Even Trump must know that firing the chair of the Fed would be self-defeating

Donald Trump and Jerome Powell in front of the White House in dark suits
Donald Trump (left) recently called Jerome Powell a ‘major loser’. Photograph: Carlos Barría/Reuters

US stock markets, Treasury bonds and the dollar itself are sliding amid the tariff turmoil and Donald Trump needs a soft target. It was probably only a matter of time before he intensified his attacks on Jerome Powell, chair of the US Federal Reserve. It is an easy narrative to blame the dull central banker with orthodox worries about anchoring inflation expectations. Nor is Powell able to engage in tit-for-tat soundbites. Unlike Trump, he must measure the impact on markets of his every word.

The open question is how far Trump intends to push things. Monday’s reaction in financial markets was strong because it seemed for the first time that the president could be serious about removal. “Powell’s termination cannot come fast enough!” declared Trump, which was several notches beyond his usual whine about urging the Fed to hurry up with cuts in interest rates.

Yet the first effect of firing Powell should be obvious. Financial markets would tank, possibly to the extent of making the current upset over tariffs look like a mild tantrum. You do not mess with central bank independence lightly – especially not in today’s circumstances. If loose monetary policy were thrown into an already unstable inflationary and tariff mix, the dollar would fall further, the flight from US assets would accelerate and long-term borrowing costs for the US would increase.

Under a tame Fed chair Trump might get his desired immediate cut to interest rates, but only at the cost of wrecking confidence in US monetary policymaking further. Credibility would be gone. The real cost of long-term borrowing for businesses and consumers would rise.

Paul Ashworth, chief North America economist at the thinktank Capital Economics, takes a slightly more optimistic view that ditching Powell “might not end up being a full-blown disaster for the markets” if a “relatively-qualified replacement” could be swapped in immediately – candidate A being Kevin Warsh, who was on the Fed board of governors from 2006 to 2011. But Ashworth also makes the critical point that the saga would not end there.

Warsh, or anybody else, would have only one vote on the policymaking committee, so could not guarantee to deliver what Trump wants.
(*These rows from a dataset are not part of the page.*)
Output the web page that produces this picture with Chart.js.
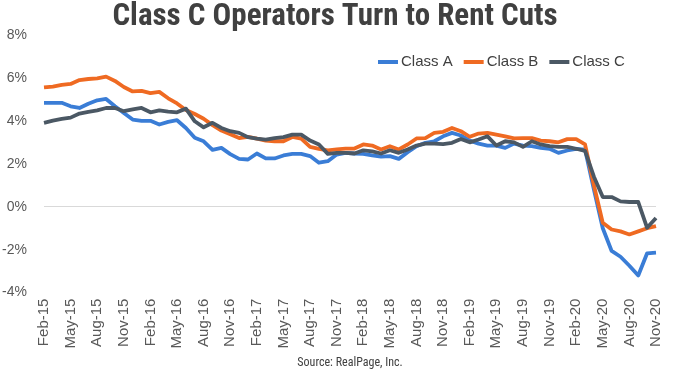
<!DOCTYPE html>
<html>
<head>
<meta charset="utf-8">
<script src="https://cdn.jsdelivr.net/npm/chart.js@4"></script>
<style>
  html, body { margin: 0; padding: 0; background: #fff; }
  #wrap { width: 680px; height: 372px; }
</style>
</head>
<body>
<div id="wrap"><canvas id="chart" width="680" height="372"></canvas></div>
<script>
const months = [
  "Feb-15","Mar-15","Apr-15","May-15","Jun-15","Jul-15","Aug-15","Sep-15","Oct-15","Nov-15","Dec-15",
  "Jan-16","Feb-16","Mar-16","Apr-16","May-16","Jun-16","Jul-16","Aug-16","Sep-16","Oct-16","Nov-16","Dec-16",
  "Jan-17","Feb-17","Mar-17","Apr-17","May-17","Jun-17","Jul-17","Aug-17","Sep-17","Oct-17","Nov-17","Dec-17",
  "Jan-18","Feb-18","Mar-18","Apr-18","May-18","Jun-18","Jul-18","Aug-18","Sep-18","Oct-18","Nov-18","Dec-18",
  "Jan-19","Feb-19","Mar-19","Apr-19","May-19","Jun-19","Jul-19","Aug-19","Sep-19","Oct-19","Nov-19","Dec-19",
  "Jan-20","Feb-20","Mar-20","Apr-20","May-20","Jun-20","Jul-20","Aug-20","Sep-20","Oct-20","Nov-20"
];

const classA = [
  4.84, 4.84, 4.84, 4.68, 4.60, 4.80, 4.96, 5.02, 4.68, 4.37, 4.06,
  4.00, 4.00, 3.83, 3.95, 4.03, 3.67, 3.21, 3.05, 2.65, 2.74, 2.45, 2.23,
  2.20, 2.48, 2.25, 2.25, 2.39, 2.46, 2.46, 2.36, 2.05, 2.12, 2.43, 2.51,
  2.48, 2.46, 2.39, 2.33, 2.36, 2.23, 2.54, 2.82, 2.98, 3.05, 3.28, 3.44,
  3.32, 3.08, 2.94, 2.85, 2.85, 2.74, 2.94, 2.85, 2.82, 2.74, 2.70, 2.51,
  2.62, 2.70, 2.66, 0.80, -1.00, -2.06, -2.33, -2.75, -3.20, -2.17, -2.14
];

const classB = [
  5.56, 5.60, 5.68, 5.72, 5.90, 5.95, 5.98, 6.06, 5.86, 5.58, 5.37,
  5.40, 5.29, 5.35, 5.05, 4.81, 4.51, 4.32, 4.10, 3.80, 3.55, 3.38, 3.20,
  3.25, 3.17, 3.08, 3.05, 3.05, 3.25, 3.17, 2.79, 2.70, 2.63, 2.67, 2.71,
  2.71, 2.90, 2.85, 2.67, 2.82, 2.67, 2.90, 3.18, 3.20, 3.44, 3.49, 3.67,
  3.52, 3.26, 3.41, 3.44, 3.36, 3.28, 3.18, 3.20, 3.20, 3.08, 3.05, 3.00,
  3.15, 3.15, 2.90, 1.00, -0.75, -1.06, -1.15, -1.29, -1.15, -1.00, -0.90
];

const classC = [
  3.91, 4.01, 4.09, 4.15, 4.34, 4.42, 4.49, 4.60, 4.60, 4.45, 4.53,
  4.60, 4.40, 4.49, 4.43, 4.40, 4.57, 3.98, 3.70, 3.91, 3.67, 3.52, 3.44,
  3.24, 3.17, 3.13, 3.20, 3.24, 3.36, 3.36, 3.08, 2.90, 2.46, 2.51, 2.51,
  2.48, 2.63, 2.58, 2.48, 2.63, 2.51, 2.67, 2.85, 2.94, 2.94, 2.92, 2.98,
  3.16, 3.00, 3.13, 3.28, 2.85, 3.05, 3.00, 2.79, 3.05, 2.90, 2.82, 2.79,
  2.79, 2.70, 2.60, 1.40, 0.45, 0.45, 0.25, 0.22, 0.22, -0.98, -0.52
];

const yTicks = [-4, -2, 0, 2, 4, 6, 8];

const narrow = "'Roboto Condensed', 'Liberation Sans Narrow', 'DejaVu Sans Condensed', Roboto, sans-serif";
const plain = "'Liberation Sans', Arial, sans-serif";

// legend sits inside the plot, top right, in one row
const innerLegend = {
  id: 'innerLegend',
  afterDraw(chart) {
    const c = chart.ctx;
    let x = 378;
    const y = 62;
    c.save();
    c.font = '15px ' + plain;
    c.textBaseline = 'middle';
    chart.data.datasets.forEach((ds) => {
      c.strokeStyle = ds.borderColor;
      c.lineWidth = 4;
      c.beginPath();
      c.moveTo(x, y);
      c.lineTo(x + 20, y);
      c.stroke();
      c.fillStyle = '#404040';
      c.fillText(ds.label, x + 23, y);
      x += 23 + c.measureText(ds.label).width + 11;
    });
    c.restore();
  }
};

const ctx = document.getElementById('chart');

new Chart(ctx, {
  type: 'line',
  data: {
    labels: months,
    datasets: [
      { label: 'Class A', data: classA, borderColor: '#3a7dd6', backgroundColor: '#3a7dd6', order: 3 },
      { label: 'Class B', data: classB, borderColor: '#ef6a22', backgroundColor: '#ef6a22', order: 2 },
      { label: 'Class C', data: classC, borderColor: '#4b5864', backgroundColor: '#4b5864', order: 1 }
    ]
  },
  options: {
    responsive: false,
    animation: false,
    devicePixelRatio: 1,
    layout: { padding: { left: 0, right: 10, top: 0, bottom: 0 } },
    elements: {
      line: { borderWidth: 3.8, tension: 0, borderJoinStyle: 'round', borderCapStyle: 'butt' },
      point: { radius: 0 }
    },
    plugins: {
      title: {
        display: true,
        text: 'Class C Operators Turn to Rent Cuts',
        color: '#404040',
        font: { family: narrow, size: 31, weight: 'bold', lineHeight: 1.0 },
        padding: { top: 2, bottom: 2 }
      },
      subtitle: {
        display: true,
        position: 'bottom',
        fullSize: false,
        text: 'Source: RealPage, Inc.',
        color: '#404040',
        font: { family: narrow, size: 12, lineHeight: 1.2 },
        padding: { top: 3, bottom: 2 }
      },
      legend: { display: false },
      tooltip: { enabled: false }
    },
    scales: {
      x: {
        grid: { display: false, drawTicks: false },
        border: { display: false },
        ticks: {
          autoSkip: false,
          maxRotation: 90,
          minRotation: 90,
          padding: 6,
          color: '#595959',
          font: { family: plain, size: 15 },
          callback: function (v, i) { return i % 3 === 0 ? months[i] : null; }
        },
        afterFit: (s) => { s.height = 60; }
      },
      y: {
        min: -4,
        max: 8,
        afterBuildTicks: (s) => { s.ticks = yTicks.map(v => ({ value: v })); },
        grid: {
          drawTicks: false,
          color: (c) => (c.tick && c.tick.value === 0) ? '#d9d9d9' : 'rgba(0,0,0,0)',
          lineWidth: 1
        },
        border: { display: false },
        ticks: {
          padding: 17,
          color: '#595959',
          font: { family: plain, size: 14 },
          callback: (v) => v + '%'
        },
        afterFit: (s) => { s.width = 44; }
      }
    }
  },
  plugins: [innerLegend]
});
</script>
</body>
</html>
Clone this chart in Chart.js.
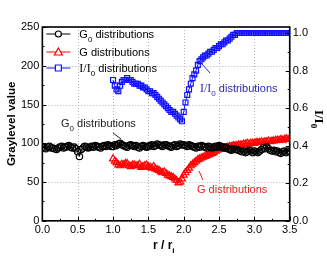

Indeed, the chair of the Fed board has to be confirmed as chair of the policymaking committee, so the other members might not play ball if they take their independence seriously.

“At this point, Trump would be forced to go all-out and fire the rest of the Fed board too,” suggests Ashworth. “Sometimes it is not enough just to cross the Rubicon, you have to march on Rome too.” Cue mayhem in markets as Trump, presumably, would try to pack the Fed with a full line-up of poodles. “The Senate might still be willing to vote down overtly political picks, in an attempt to maintain some of the Fed’s credibility, triggering more chaos,” adds Ashworth.

None of which means Trump won’t attempt such a manoeuvre, of course. But you’d think even he would conclude that throwing insults at Powell, whose term ends in May next year anyway, is simpler business than acting on them.

Public agitation has costs in itself, it should be said. As Dario Perkins, economist at City firm TS Lombard tweeted “given the overt pressure coming from this administration, who would want to be the next Fed chair anyway? In these circumstances, you have to be pretty suspicious of WHOEVER takes on the job next year...” Well, quite. The whole performance is extraordinarily self-defeating.